** WORK INSTRUCTIONS **
Repeat the material exactly from its first line to the line that includes "1.0, -1.5, 3.6];". Skip pictures.

---- DATASET SECTION

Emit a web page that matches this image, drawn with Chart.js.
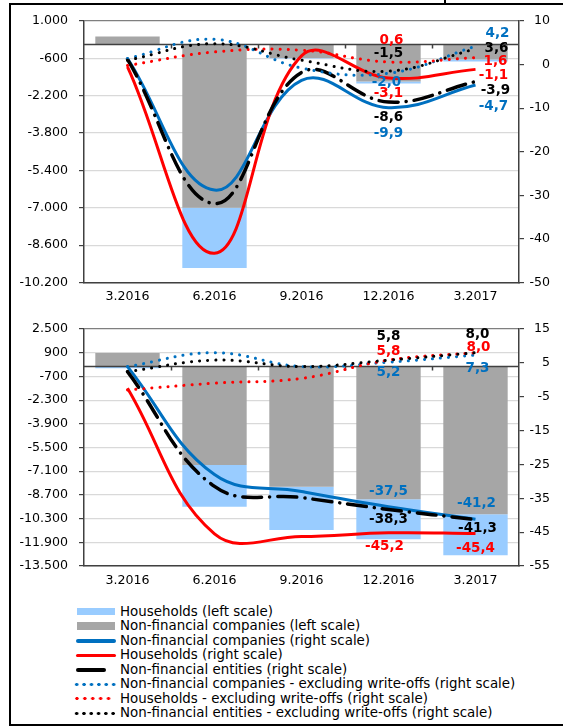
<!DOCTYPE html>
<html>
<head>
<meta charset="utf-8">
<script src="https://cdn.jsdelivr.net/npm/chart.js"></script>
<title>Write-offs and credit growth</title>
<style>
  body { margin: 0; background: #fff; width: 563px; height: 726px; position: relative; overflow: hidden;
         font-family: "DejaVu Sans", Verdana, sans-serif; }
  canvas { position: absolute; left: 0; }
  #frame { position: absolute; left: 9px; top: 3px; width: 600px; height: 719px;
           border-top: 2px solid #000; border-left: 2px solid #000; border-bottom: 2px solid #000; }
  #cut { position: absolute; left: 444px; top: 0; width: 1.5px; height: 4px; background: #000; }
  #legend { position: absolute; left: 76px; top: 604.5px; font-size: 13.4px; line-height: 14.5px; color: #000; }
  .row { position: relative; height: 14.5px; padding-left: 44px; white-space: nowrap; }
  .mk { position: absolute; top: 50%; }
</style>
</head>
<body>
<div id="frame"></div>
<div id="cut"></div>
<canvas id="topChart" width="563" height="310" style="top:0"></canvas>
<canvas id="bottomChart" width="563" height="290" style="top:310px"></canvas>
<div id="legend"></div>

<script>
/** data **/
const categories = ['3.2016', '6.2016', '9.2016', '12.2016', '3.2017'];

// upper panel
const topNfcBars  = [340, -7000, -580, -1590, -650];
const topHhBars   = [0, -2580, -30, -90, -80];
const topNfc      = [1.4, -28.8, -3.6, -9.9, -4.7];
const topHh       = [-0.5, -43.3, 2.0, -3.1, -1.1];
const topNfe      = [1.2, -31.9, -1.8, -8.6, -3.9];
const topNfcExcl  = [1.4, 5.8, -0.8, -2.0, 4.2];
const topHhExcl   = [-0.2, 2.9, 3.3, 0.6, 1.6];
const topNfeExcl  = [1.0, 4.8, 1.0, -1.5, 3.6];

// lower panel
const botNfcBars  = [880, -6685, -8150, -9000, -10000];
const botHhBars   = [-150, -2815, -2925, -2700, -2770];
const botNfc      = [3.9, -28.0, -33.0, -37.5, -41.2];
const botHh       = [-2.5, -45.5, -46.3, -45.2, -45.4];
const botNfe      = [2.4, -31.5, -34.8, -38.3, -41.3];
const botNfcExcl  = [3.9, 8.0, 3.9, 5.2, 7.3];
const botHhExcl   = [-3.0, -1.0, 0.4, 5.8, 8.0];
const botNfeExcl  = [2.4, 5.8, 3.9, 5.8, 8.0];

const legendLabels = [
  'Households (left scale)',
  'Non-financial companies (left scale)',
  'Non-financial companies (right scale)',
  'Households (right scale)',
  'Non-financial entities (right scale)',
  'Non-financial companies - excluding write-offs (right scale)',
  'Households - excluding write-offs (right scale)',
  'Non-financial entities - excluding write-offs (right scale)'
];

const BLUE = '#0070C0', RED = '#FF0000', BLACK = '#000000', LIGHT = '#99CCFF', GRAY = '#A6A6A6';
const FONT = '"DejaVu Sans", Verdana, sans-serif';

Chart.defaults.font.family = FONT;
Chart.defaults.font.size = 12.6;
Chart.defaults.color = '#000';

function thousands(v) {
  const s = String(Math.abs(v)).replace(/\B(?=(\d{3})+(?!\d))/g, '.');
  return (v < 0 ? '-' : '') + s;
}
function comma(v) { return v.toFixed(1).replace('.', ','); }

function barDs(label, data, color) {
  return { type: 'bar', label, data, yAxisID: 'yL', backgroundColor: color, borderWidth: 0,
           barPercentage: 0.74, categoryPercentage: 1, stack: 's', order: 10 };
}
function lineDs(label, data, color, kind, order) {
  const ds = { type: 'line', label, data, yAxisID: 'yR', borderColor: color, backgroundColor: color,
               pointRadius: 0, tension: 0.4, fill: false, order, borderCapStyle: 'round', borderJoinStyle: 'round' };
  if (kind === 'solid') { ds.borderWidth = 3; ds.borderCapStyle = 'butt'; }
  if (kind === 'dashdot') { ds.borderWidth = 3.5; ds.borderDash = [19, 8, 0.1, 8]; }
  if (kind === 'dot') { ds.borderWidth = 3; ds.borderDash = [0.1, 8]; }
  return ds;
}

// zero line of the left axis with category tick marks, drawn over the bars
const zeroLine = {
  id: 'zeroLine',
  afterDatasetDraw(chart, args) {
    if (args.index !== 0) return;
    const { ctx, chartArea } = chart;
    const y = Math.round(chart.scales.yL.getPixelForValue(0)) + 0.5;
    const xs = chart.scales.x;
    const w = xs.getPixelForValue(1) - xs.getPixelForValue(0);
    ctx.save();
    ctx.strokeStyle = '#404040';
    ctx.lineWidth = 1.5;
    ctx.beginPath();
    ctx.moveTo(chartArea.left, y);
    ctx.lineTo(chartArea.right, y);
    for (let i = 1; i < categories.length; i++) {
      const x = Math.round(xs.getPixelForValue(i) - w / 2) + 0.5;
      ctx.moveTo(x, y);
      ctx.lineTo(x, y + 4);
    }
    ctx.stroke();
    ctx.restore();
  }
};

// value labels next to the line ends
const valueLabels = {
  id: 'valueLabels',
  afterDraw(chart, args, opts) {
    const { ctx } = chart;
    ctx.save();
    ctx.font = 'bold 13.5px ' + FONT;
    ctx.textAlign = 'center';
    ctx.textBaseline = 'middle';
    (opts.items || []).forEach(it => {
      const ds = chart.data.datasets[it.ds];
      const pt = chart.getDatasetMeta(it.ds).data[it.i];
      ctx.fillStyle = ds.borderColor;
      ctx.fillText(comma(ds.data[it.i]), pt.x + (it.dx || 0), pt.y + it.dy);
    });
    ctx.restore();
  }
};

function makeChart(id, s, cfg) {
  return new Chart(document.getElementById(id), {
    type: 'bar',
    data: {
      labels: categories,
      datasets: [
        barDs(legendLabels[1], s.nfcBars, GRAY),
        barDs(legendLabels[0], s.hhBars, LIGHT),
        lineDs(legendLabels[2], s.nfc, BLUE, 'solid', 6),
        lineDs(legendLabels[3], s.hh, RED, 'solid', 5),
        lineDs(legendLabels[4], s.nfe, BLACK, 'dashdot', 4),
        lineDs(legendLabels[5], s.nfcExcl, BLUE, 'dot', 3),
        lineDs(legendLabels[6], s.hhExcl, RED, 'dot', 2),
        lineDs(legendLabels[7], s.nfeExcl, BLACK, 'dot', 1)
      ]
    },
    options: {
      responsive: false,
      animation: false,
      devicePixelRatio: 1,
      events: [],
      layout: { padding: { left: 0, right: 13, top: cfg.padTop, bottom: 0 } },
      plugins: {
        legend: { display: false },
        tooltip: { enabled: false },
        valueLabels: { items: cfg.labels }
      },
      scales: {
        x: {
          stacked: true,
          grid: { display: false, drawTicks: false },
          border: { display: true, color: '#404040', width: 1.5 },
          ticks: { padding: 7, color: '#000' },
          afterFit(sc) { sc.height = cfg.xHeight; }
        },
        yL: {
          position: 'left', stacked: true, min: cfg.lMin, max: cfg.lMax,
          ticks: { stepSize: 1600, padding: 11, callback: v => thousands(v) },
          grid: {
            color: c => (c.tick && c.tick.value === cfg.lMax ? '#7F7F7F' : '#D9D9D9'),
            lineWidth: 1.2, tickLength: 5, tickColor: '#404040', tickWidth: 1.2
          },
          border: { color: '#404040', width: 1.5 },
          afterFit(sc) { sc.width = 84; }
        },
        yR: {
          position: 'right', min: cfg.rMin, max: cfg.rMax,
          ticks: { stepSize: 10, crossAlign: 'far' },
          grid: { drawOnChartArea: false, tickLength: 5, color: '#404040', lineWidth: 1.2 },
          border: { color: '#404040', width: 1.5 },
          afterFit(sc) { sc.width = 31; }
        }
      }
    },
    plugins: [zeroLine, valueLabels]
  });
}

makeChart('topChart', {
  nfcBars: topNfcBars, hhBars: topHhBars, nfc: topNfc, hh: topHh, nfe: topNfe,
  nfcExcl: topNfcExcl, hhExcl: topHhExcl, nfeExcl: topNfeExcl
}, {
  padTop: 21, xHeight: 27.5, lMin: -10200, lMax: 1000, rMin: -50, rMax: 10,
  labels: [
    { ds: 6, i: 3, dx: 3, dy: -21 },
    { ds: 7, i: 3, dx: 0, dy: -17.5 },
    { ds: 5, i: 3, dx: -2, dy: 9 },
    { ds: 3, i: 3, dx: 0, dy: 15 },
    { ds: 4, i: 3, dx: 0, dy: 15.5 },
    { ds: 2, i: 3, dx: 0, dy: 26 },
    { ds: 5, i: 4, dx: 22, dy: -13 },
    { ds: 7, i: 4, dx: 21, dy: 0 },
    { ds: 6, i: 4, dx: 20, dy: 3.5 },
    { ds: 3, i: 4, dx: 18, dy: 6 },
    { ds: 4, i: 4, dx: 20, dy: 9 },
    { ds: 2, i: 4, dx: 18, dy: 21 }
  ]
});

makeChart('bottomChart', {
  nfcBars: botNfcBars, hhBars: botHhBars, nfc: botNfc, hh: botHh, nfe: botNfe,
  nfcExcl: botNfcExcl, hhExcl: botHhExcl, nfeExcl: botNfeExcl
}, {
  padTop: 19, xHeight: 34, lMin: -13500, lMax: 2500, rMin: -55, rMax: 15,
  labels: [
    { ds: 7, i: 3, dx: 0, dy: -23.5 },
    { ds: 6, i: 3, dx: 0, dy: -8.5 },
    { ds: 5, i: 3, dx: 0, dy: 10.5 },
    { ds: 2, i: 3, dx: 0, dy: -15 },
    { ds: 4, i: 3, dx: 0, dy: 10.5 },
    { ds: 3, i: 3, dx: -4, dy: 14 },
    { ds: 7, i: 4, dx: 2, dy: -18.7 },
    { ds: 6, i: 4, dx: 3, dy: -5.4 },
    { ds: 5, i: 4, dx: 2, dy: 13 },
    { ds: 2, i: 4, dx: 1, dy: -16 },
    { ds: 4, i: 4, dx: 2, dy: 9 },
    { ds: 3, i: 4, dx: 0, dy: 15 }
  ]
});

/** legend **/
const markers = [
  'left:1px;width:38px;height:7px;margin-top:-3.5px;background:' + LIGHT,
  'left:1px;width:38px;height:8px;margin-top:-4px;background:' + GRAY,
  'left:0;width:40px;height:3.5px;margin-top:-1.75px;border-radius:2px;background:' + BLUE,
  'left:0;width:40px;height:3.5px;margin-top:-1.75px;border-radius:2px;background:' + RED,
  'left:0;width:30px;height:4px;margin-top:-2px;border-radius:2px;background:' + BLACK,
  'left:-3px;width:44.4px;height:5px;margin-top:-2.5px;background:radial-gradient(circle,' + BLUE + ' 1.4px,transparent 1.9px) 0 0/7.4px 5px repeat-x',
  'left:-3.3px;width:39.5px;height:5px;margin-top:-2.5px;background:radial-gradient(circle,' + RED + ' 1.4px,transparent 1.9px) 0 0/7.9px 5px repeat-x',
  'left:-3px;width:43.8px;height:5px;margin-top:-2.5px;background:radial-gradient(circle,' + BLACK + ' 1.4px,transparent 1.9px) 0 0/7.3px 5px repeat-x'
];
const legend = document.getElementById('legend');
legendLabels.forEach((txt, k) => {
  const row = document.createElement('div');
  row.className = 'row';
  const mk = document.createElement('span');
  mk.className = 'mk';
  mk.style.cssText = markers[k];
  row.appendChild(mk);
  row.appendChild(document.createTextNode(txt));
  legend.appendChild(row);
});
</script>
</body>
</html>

--------

** SOLUTION TO THIS EXERCISE **
Emit a web page that matches this image, drawn with Chart.js.
<!DOCTYPE html>
<html>
<head>
<meta charset="utf-8">
<script src="https://cdn.jsdelivr.net/npm/chart.js"></script>
<title>Write-offs and credit growth</title>
<style>
  body { margin: 0; background: #fff; width: 563px; height: 726px; position: relative; overflow: hidden;
         font-family: "DejaVu Sans", Verdana, sans-serif; }
  canvas { position: absolute; left: 0; }
  #frame { position: absolute; left: 9px; top: 3px; width: 600px; height: 719px;
           border-top: 2px solid #000; border-left: 2px solid #000; border-bottom: 2px solid #000; }
  #cut { position: absolute; left: 444px; top: 0; width: 1.5px; height: 4px; background: #000; }
  #legend { position: absolute; left: 76px; top: 604.5px; font-size: 13.4px; line-height: 14.5px; color: #000; }
  .row { position: relative; height: 14.5px; padding-left: 44px; white-space: nowrap; }
  .mk { position: absolute; top: 50%; }
</style>
</head>
<body>
<div id="frame"></div>
<div id="cut"></div>
<canvas id="topChart" width="563" height="310" style="top:0"></canvas>
<canvas id="bottomChart" width="563" height="290" style="top:310px"></canvas>
<div id="legend"></div>

<script>
/** data **/
const categories = ['3.2016', '6.2016', '9.2016', '12.2016', '3.2017'];

// upper panel
const topNfcBars  = [340, -7000, -580, -1590, -650];
const topHhBars   = [0, -2580, -30, -90, -80];
const topNfc      = [1.4, -28.8, -3.6, -9.9, -4.7];
const topHh       = [-0.5, -43.3, 2.0, -3.1, -1.1];
const topNfe      = [1.2, -31.9, -1.8, -8.6, -3.9];
const topNfcExcl  = [1.4, 5.8, -0.8, -2.0, 4.2];
const topHhExcl   = [-0.2, 2.9, 3.3, 0.6, 1.6];
const topNfeExcl  = [1.0, 4.8, 1.0, -1.5, 3.6];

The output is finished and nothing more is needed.